Problem details:
Each line of the listing that contains the word "with" is to be copied.

[Rows from a dataset of charts and code]
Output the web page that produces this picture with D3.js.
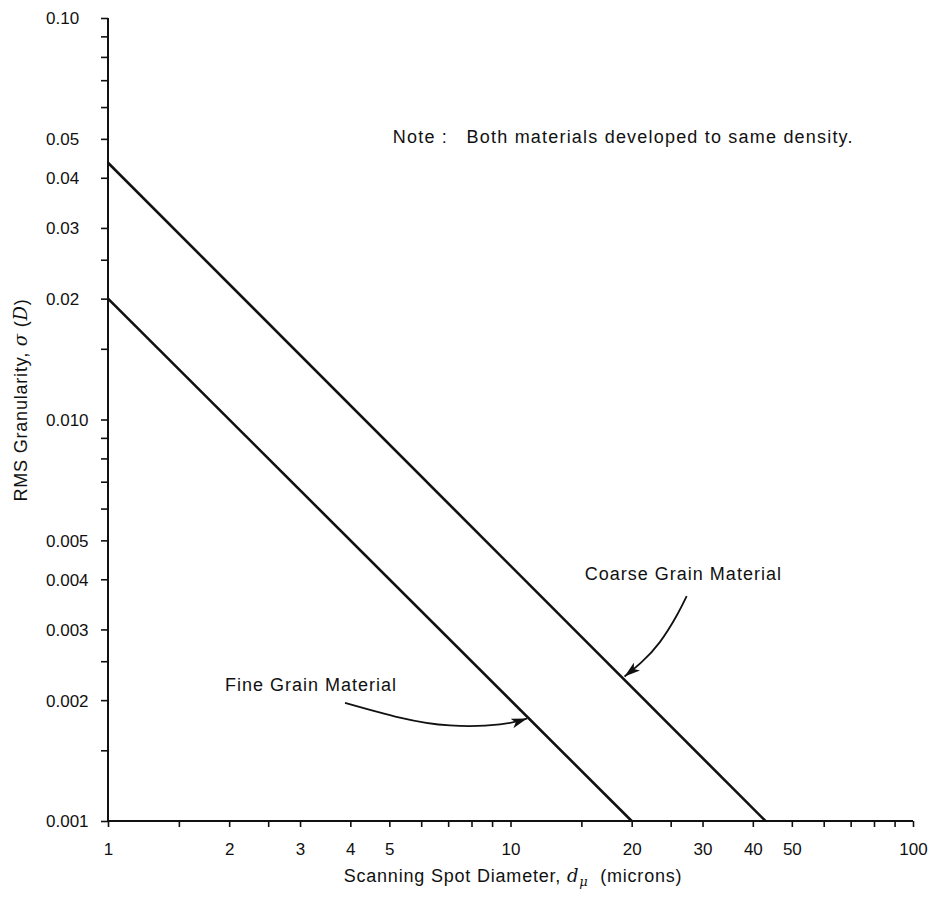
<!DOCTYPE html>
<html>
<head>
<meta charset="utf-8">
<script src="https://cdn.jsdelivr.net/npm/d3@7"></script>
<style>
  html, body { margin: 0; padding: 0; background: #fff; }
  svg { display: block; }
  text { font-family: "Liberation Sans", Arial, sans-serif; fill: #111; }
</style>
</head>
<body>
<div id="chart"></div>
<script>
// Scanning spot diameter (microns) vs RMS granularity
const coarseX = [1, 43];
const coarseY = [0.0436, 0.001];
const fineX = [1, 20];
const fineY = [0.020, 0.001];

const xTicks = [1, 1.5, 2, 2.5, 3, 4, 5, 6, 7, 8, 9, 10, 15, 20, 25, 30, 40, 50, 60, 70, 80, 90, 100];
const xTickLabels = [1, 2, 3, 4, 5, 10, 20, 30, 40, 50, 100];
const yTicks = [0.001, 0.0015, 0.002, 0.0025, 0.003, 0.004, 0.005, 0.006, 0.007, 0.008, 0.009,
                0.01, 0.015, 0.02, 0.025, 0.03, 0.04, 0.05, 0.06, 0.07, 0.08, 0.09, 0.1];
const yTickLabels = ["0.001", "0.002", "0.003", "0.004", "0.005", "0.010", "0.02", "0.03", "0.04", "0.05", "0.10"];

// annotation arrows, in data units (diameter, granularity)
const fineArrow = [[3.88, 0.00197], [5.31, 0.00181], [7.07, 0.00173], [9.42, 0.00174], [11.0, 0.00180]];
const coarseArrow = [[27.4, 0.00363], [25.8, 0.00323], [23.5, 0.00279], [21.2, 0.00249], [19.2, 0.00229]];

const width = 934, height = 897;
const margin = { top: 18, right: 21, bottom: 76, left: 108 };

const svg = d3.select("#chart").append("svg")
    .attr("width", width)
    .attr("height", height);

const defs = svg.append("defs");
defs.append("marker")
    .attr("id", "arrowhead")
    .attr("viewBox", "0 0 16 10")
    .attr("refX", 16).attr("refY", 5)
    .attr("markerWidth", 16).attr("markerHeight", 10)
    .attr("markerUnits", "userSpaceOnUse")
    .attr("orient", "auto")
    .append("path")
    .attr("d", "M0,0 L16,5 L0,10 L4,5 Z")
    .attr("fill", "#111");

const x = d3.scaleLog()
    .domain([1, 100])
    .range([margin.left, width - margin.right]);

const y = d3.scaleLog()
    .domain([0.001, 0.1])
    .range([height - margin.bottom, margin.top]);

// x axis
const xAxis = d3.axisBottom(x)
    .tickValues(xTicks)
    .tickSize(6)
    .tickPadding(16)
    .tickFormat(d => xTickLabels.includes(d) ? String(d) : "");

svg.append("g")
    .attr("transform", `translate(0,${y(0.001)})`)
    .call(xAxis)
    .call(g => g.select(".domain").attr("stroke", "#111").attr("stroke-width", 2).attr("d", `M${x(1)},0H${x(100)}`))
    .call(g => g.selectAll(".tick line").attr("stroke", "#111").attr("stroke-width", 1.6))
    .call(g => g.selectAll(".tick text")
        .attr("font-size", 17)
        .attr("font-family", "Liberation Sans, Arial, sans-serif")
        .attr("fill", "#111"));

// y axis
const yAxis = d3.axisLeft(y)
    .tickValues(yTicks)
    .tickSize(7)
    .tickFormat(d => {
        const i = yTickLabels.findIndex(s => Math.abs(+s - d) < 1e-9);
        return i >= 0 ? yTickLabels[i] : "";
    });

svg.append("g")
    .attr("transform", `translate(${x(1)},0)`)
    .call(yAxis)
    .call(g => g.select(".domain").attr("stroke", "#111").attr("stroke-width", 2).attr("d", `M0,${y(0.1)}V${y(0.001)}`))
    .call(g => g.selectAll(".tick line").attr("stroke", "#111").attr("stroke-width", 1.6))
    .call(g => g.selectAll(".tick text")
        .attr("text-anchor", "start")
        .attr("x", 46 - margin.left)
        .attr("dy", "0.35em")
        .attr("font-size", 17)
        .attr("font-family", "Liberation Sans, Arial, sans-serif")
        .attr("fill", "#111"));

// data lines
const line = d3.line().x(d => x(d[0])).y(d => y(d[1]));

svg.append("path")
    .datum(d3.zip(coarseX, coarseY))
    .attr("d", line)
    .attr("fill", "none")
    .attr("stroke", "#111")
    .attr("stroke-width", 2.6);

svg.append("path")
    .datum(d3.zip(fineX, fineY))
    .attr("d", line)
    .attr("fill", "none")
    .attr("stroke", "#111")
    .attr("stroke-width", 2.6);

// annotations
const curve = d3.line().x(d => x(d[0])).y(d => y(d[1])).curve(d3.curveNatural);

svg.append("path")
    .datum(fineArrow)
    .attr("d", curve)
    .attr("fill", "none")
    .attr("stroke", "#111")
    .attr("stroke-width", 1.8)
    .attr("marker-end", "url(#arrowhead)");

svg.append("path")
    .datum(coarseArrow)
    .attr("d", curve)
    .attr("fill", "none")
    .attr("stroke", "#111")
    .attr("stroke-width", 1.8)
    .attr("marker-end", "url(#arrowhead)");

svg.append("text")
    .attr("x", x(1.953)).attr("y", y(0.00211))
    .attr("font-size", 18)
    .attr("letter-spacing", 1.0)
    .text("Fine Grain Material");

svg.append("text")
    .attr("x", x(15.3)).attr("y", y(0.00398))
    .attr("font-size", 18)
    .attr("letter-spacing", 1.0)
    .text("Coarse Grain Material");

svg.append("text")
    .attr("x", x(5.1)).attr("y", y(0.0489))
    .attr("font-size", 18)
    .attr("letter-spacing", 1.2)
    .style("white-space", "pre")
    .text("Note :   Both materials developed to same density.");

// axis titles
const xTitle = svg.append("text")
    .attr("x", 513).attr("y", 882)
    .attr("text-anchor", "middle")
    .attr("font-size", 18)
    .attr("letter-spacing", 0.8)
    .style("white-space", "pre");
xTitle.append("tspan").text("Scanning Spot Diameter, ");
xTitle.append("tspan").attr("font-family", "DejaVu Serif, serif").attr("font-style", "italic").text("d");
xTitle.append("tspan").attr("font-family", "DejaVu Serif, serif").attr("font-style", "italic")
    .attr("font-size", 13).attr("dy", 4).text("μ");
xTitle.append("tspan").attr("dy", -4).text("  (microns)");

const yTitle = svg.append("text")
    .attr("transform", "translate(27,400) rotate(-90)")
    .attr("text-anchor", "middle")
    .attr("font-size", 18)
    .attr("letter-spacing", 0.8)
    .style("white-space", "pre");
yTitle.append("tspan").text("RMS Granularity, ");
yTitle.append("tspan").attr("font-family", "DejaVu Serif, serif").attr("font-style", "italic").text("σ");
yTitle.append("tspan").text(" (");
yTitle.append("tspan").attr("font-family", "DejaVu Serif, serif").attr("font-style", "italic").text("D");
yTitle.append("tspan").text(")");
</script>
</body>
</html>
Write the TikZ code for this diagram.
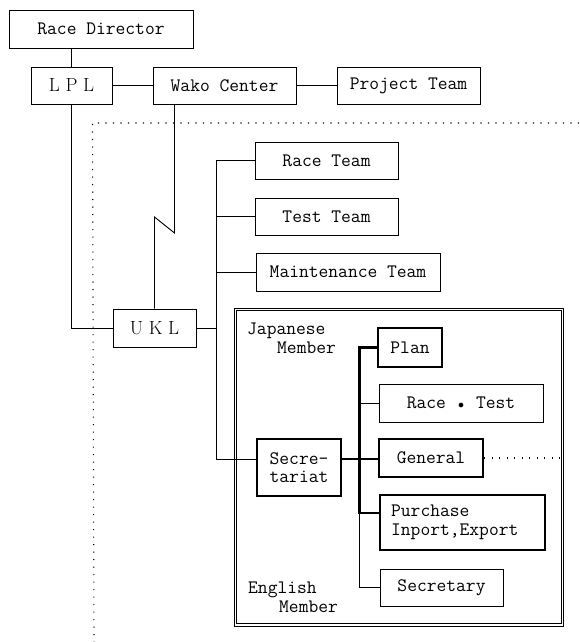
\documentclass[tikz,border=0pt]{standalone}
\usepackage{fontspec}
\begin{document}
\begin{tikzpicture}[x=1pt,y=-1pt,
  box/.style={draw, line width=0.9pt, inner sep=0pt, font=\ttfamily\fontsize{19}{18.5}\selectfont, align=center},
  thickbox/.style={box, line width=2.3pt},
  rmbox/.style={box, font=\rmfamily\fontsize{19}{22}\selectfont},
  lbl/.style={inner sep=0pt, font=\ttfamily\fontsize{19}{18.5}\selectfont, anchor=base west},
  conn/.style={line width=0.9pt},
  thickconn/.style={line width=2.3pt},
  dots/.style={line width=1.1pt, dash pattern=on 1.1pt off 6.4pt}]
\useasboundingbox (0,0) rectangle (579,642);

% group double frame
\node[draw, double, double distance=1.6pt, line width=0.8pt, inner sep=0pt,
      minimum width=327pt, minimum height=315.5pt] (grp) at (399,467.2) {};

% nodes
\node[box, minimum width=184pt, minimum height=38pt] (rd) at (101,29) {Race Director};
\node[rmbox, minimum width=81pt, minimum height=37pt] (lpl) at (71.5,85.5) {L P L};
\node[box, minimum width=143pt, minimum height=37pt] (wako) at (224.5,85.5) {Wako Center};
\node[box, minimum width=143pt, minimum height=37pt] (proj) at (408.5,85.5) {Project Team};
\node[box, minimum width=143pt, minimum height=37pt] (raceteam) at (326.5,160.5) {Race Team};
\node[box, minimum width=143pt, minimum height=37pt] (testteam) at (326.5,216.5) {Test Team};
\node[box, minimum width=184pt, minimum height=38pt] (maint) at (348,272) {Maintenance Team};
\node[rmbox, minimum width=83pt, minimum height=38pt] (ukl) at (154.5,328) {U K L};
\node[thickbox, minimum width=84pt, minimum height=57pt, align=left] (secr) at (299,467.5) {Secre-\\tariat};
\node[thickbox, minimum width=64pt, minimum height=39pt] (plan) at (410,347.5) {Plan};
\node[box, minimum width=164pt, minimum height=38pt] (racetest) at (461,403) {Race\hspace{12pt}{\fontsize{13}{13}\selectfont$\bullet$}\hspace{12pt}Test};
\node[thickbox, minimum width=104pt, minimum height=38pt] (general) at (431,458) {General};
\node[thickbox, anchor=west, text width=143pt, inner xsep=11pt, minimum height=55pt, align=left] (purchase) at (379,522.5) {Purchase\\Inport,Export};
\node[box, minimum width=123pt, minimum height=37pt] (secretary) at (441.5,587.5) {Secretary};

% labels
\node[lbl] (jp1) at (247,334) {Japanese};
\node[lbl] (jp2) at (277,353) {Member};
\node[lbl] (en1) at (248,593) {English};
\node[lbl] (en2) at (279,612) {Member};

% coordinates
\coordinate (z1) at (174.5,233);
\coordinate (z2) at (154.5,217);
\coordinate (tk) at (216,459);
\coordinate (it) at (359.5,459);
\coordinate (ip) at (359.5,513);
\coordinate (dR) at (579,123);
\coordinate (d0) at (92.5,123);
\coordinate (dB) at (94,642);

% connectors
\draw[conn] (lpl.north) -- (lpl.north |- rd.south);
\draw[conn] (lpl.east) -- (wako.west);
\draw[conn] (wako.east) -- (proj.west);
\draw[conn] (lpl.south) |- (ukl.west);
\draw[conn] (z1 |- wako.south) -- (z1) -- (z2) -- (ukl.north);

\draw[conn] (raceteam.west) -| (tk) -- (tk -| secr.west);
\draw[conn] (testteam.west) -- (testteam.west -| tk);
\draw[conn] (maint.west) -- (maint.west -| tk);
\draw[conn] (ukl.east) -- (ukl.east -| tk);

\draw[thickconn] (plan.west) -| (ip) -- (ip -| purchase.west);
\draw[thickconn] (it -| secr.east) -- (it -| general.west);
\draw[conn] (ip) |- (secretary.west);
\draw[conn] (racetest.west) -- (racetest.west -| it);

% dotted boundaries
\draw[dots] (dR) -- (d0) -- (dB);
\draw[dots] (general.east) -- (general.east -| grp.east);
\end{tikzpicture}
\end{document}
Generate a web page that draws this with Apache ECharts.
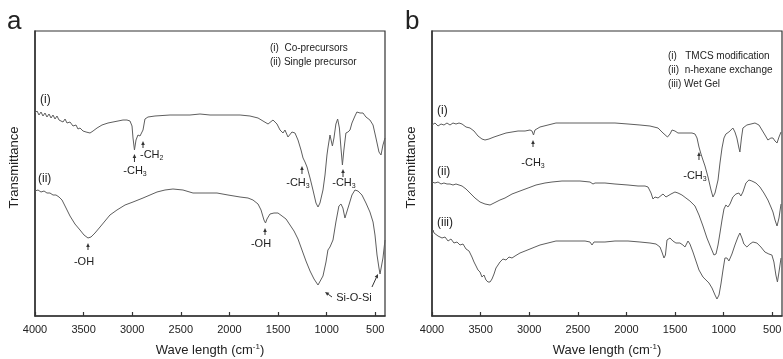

Answer to the task:
Output the web page that produces this picture with D3.js.
Generate a web page that draws this with Apache ECharts.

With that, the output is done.